The TED talk format really forces a speaker to crystalize their thoughts to bring out the focus of their passion. At our HS Media Center we recently began showing videos on "TED Talk Tuesday". So far, the favorite one has been "Eric Whitacre: A choir as big as the Internet" (http://www.ted.com/talks/a_choir_as_big_as_the_internet.html) The vocal coach integrated it into his class time after students came in raving about it. I would love to see students take on the TED talk format to replace the current "Death by Powerpoint/Keynote" and I've worked with several of our teachers to move in that direction.

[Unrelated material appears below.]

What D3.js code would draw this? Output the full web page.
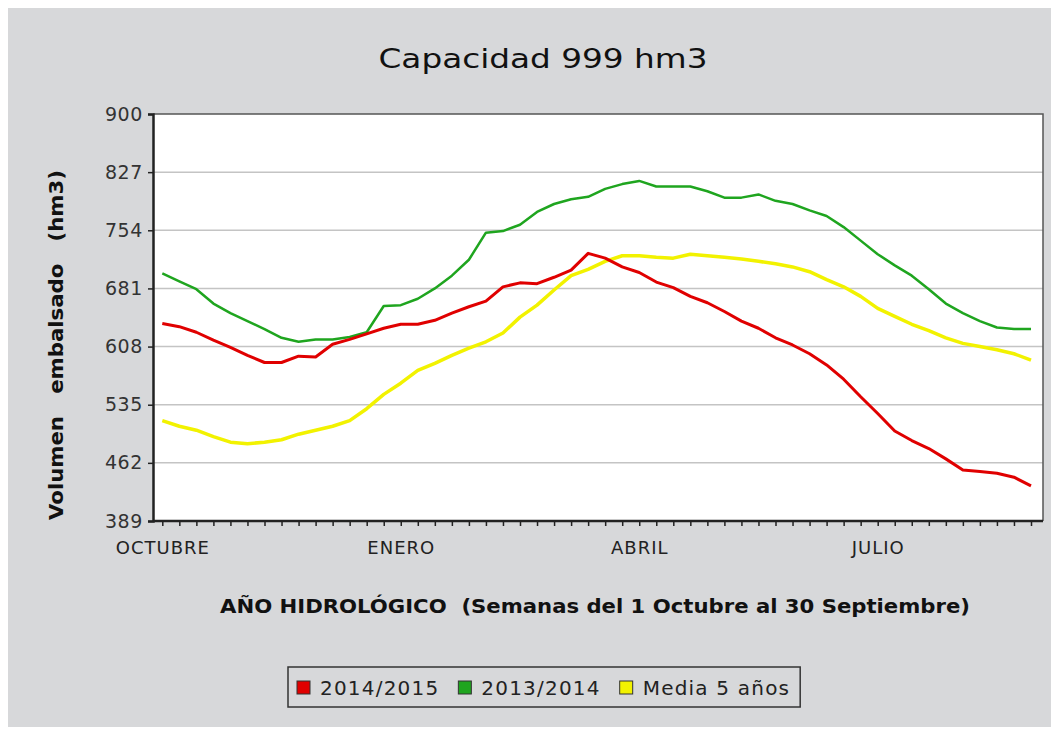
<!DOCTYPE html>
<html>
<head>
<meta charset="utf-8">
<script src="https://cdn.jsdelivr.net/npm/d3@7"></script>
<style>
	body { margin: 0; background: #ffffff; }
	svg { display: block; font-family: "DejaVu Sans", sans-serif; }
</style>
</head>
<body>
<div id="chart"></div>
<script>
// Semanas del año hidrológico (1 oct - 30 sep)
var weeks = d3.range(52);
var monthWeeks = [0, 14, 28, 42];
var monthNames = ["OCTUBRE", "ENERO", "ABRIL", "JULIO"];
var yTicks = [389, 462, 535, 608, 681, 754, 827, 900];

var seriesNames = ["2014/2015", "2013/2014", "Media 5 años"];
var seriesColors = ["#e00000", "#1fa51f", "#f2f200"];

var vol2014 = [637, 633, 626, 616, 607, 597, 588, 588, 596, 595, 611, 617, 624, 631, 636, 636, 641, 650, 658, 665, 683, 688, 687, 695, 704, 725,
	719, 708, 701, 689, 682, 671, 663, 652, 640, 631, 619, 610, 599, 585, 567, 545, 524, 502, 490, 480, 467, 453, 451, 449, 444, 433];
var vol2013 = [700, 690, 680, 662, 650, 640, 630, 619, 614, 617, 617, 620, 626, 659, 660, 668, 681, 697, 717, 751, 753, 761, 777, 787, 793, 796,
	806, 812, 816, 809, 809, 809, 803, 795, 795, 799, 791, 787, 779, 772, 758, 741, 724, 710, 697, 680, 662, 650, 640, 632, 630, 630];
var media5 = [515, 508, 503, 495, 488, 486, 488, 491, 498, 503, 508, 515, 530, 548, 562, 578, 587, 597, 606, 614, 625, 645, 660, 679, 697, 705,
	715, 722, 722, 720, 719, 724, 722, 720, 718, 715, 712, 708, 702, 692, 683, 671, 656, 646, 636, 628, 619, 612, 608, 604, 599, 591];

var W = 1059, H = 735;
var pL = 153, pR = 1043, pT = 114, pB = 521;
var bg = "#d7d8da";

var svg = d3.select("#chart").append("svg")
	.attr("width", W)
	.attr("height", H);

svg.append("rect")
	.attr("x", 8).attr("y", 8)
	.attr("width", W - 16).attr("height", H - 16)
	.attr("fill", bg);

svg.append("text")
	.attr("x", 543).attr("y", 68)
	.attr("text-anchor", "middle")
	.attr("font-size", 27)
	.attr("textLength", 329)
	.attr("lengthAdjust", "spacingAndGlyphs")
	.attr("fill", "#111")
	.text("Capacidad 999 hm3");

svg.append("rect")
	.attr("x", pL).attr("y", pT)
	.attr("width", pR - pL).attr("height", pB - pT)
	.attr("fill", "#ffffff");

var x = d3.scalePoint()
	.domain(weeks)
	.range([162.3, 1031]);

var y = d3.scaleLinear()
	.domain([389, 900])
	.range([pB, pT]);

// grid
svg.append("g")
	.selectAll("line")
	.data(yTicks.slice(1, yTicks.length - 1))
	.enter()
	.append("line")
	.attr("x1", pL).attr("x2", pR)
	.attr("y1", function(d) { return y(d); })
	.attr("y2", function(d) { return y(d); })
	.attr("stroke", "#c4c4c4")
	.attr("stroke-width", 1.5);

// frame top / right
svg.append("path")
	.attr("d", "M" + pL + "," + pT + "H" + pR + "V" + pB)
	.attr("fill", "none")
	.attr("stroke", "#555")
	.attr("stroke-width", 1.5);

var yAxis = svg.append("g")
	.attr("transform", "translate(" + pL + ",0)")
	.call(d3.axisLeft(y).tickValues(yTicks).tickSize(5).tickPadding(5));

yAxis.select(".domain").attr("stroke", "#222").attr("stroke-width", 2.5);
yAxis.selectAll(".tick line").attr("stroke", "#222").attr("stroke-width", 1.5);
yAxis.selectAll(".tick text")
	.attr("font-size", 19)
	.attr("font-family", "DejaVu Sans")
	.attr("letter-spacing", 0.6)
	.attr("fill", "#333");

var xAxis = svg.append("g")
	.attr("transform", "translate(0," + pB + ")")
	.call(d3.axisBottom(x).tickSize(5).tickFormat(function(d) {
		var k = monthWeeks.indexOf(d);
		return k >= 0 ? monthNames[k] : "";
	}).tickPadding(15));

xAxis.select(".domain")
	.attr("d", "M" + pL + ",0H" + pR)
	.attr("stroke", "#222").attr("stroke-width", 2.5);
xAxis.selectAll(".tick line").attr("stroke", "#222").attr("stroke-width", 1.5);
xAxis.selectAll(".tick text")
	.attr("font-size", 18)
	.attr("font-family", "DejaVu Sans")
	.attr("letter-spacing", 1)
	.attr("fill", "#222");

// series
var allSeries = [media5, vol2013, vol2014];
var allColors = [seriesColors[2], seriesColors[1], seriesColors[0]];
var widths = [3.5, 2.5, 3];

var line = d3.line()
	.x(function(d, i) { return x(weeks[i]); })
	.y(function(d) { return y(d); });

svg.append("g")
	.selectAll("path")
	.data(allSeries)
	.enter()
	.append("path")
	.attr("d", line)
	.attr("fill", "none")
	.attr("stroke", function(d, i) { return allColors[i]; })
	.attr("stroke-width", function(d, i) { return widths[i]; })
	.attr("stroke-linejoin", "round");

// axis titles
svg.append("text")
	.attr("x", 595).attr("y", 613)
	.attr("text-anchor", "middle")
	.attr("font-size", 19)
	.attr("font-weight", "bold")
	.attr("textLength", 750)
	.attr("lengthAdjust", "spacingAndGlyphs")
	.attr("fill", "#111")
	.attr("xml:space", "preserve")
	.text("AÑO HIDROLÓGICO  (Semanas del 1 Octubre al 30 Septiembre)");

svg.append("text")
	.attr("transform", "translate(63,345) rotate(-90)")
	.attr("text-anchor", "middle")
	.attr("font-size", 19)
	.attr("font-weight", "bold")
	.attr("textLength", 350)
	.attr("lengthAdjust", "spacingAndGlyphs")
	.attr("fill", "#111")
	.attr("xml:space", "preserve")
	.text("Volumen   embalsado   (hm3)");

// legend
var legend = svg.append("g");
var lx = 297;
var items = legend.selectAll("g")
	.data(seriesNames)
	.enter()
	.append("g");

items.append("rect")
	.attr("width", 13).attr("height", 13)
	.attr("y", 681)
	.attr("fill", function(d, i) { return seriesColors[i]; })
	.attr("stroke", "#333")
	.attr("stroke-width", 1);

items.append("text")
	.attr("y", 695)
	.attr("font-size", 20)
	.attr("letter-spacing", 1.2)
	.attr("fill", "#222")
	.text(function(d) { return d; });

items.each(function() {
	var g = d3.select(this);
	g.select("rect").attr("x", lx);
	g.select("text").attr("x", lx + 23);
	lx += 23 + g.select("text").node().getComputedTextLength() + 19;
});

legend.insert("rect", ":first-child")
	.attr("x", 288).attr("y", 667)
	.attr("width", lx - 19 + 10 - 288).attr("height", 40)
	.attr("fill", bg)
	.attr("stroke", "#333")
	.attr("stroke-width", 1.5);
</script>
</body>
</html>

A similar format is IGNITE - 20 slides in 5 minutes (http://igniteshow.com/). Our local newspaper has launched TransformED initiative and they kicked it off with an IGNITE event, during which 10 educators shared their stories. Mine was "Making Connections" (http://iowatransformed.com/ignite/kathy-kaldenberg/) during which I gave credit to several school library leaders, including you!
Doug,
I've been tinkering with an introductory presentation for the PTO at my new school and struggling with how to tell them that the library program is about to change completely. You've convinced me that taking the TED approach and speaking honestly and clearly about why I am excited to be in this role at this time will be the most compelling message.
Hope the Philly talks will be archived.
Ernie
Hi Kathy,
I love your idea of TED Talk Tuesdays! I don't think the topic matters - it's the passion that makes it interesting!
Our SIGMS Forum used a TED model - short talks by practicing library media specialists. Much better, I thought, than the standard panel discussions.
Thanks for the comment,
Doug
Hi Ernie,
The TED Talk is a great format. Good luck with your intro!